Skipping all pictures, set down the lines of the listing from the first through the one with "const familSesControl = [-0.103, -0.133, -0.119];".

--- start ---

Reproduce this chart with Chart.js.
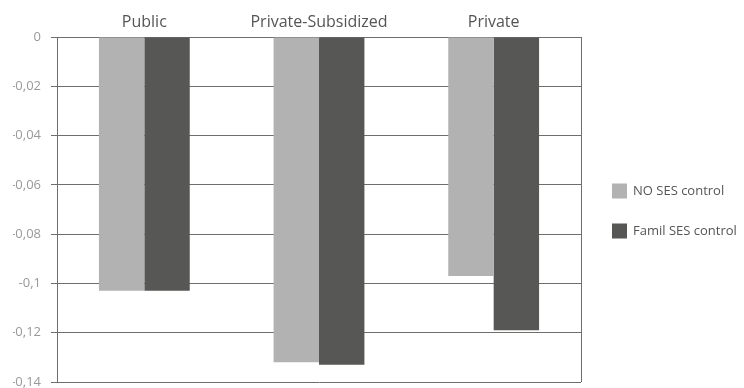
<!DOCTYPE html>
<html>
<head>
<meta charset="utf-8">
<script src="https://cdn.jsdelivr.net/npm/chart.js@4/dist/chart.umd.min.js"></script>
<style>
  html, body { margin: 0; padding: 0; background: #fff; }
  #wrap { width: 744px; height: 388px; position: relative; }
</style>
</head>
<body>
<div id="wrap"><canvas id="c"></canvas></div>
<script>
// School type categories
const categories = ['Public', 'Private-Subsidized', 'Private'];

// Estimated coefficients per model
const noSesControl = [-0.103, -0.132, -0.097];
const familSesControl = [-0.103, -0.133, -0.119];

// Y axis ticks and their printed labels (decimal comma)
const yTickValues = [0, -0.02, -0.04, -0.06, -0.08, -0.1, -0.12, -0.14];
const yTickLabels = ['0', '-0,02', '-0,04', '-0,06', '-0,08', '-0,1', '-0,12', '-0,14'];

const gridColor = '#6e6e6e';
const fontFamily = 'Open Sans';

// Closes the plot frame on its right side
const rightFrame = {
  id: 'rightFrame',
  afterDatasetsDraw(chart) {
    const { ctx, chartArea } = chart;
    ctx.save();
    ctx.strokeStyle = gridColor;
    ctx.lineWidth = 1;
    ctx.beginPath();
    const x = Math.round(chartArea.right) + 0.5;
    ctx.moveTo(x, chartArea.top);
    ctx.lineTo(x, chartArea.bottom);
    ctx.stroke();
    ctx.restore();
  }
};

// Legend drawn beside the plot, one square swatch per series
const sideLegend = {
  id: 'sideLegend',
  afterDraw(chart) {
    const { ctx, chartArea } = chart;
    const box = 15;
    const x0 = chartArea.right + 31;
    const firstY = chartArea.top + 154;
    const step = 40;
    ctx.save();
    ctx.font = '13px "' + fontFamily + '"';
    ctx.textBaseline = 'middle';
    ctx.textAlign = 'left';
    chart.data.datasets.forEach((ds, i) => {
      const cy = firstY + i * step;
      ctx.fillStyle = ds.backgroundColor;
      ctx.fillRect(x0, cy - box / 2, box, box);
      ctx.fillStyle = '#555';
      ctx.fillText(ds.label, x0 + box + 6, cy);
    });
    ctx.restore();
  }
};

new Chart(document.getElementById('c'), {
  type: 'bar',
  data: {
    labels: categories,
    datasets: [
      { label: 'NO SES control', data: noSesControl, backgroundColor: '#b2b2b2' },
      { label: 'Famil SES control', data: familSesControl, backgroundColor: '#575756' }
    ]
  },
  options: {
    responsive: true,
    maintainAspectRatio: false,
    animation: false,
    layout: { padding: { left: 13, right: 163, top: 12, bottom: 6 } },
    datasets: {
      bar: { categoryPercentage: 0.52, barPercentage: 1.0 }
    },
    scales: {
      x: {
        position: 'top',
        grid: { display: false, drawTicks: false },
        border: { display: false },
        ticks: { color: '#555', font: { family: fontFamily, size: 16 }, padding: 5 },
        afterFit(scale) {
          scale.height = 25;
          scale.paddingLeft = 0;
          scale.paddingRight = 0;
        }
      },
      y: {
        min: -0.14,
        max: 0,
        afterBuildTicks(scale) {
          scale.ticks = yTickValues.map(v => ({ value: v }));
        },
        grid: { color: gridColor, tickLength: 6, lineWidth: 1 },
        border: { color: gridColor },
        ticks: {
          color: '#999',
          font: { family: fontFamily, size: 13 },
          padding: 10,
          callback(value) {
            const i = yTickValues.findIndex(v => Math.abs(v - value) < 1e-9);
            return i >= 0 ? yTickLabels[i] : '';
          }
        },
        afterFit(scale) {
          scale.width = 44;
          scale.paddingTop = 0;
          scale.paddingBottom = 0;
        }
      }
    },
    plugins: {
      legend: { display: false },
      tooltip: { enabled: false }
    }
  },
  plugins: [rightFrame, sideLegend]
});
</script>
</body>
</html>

--- end ---

Answer in full:
Reproduce this chart with Chart.js.
<!DOCTYPE html>
<html>
<head>
<meta charset="utf-8">
<script src="https://cdn.jsdelivr.net/npm/chart.js@4/dist/chart.umd.min.js"></script>
<style>
  html, body { margin: 0; padding: 0; background: #fff; }
  #wrap { width: 744px; height: 388px; position: relative; }
</style>
</head>
<body>
<div id="wrap"><canvas id="c"></canvas></div>
<script>
// School type categories
const categories = ['Public', 'Private-Subsidized', 'Private'];

// Estimated coefficients per model
const noSesControl = [-0.103, -0.132, -0.097];
const familSesControl = [-0.103, -0.133, -0.119];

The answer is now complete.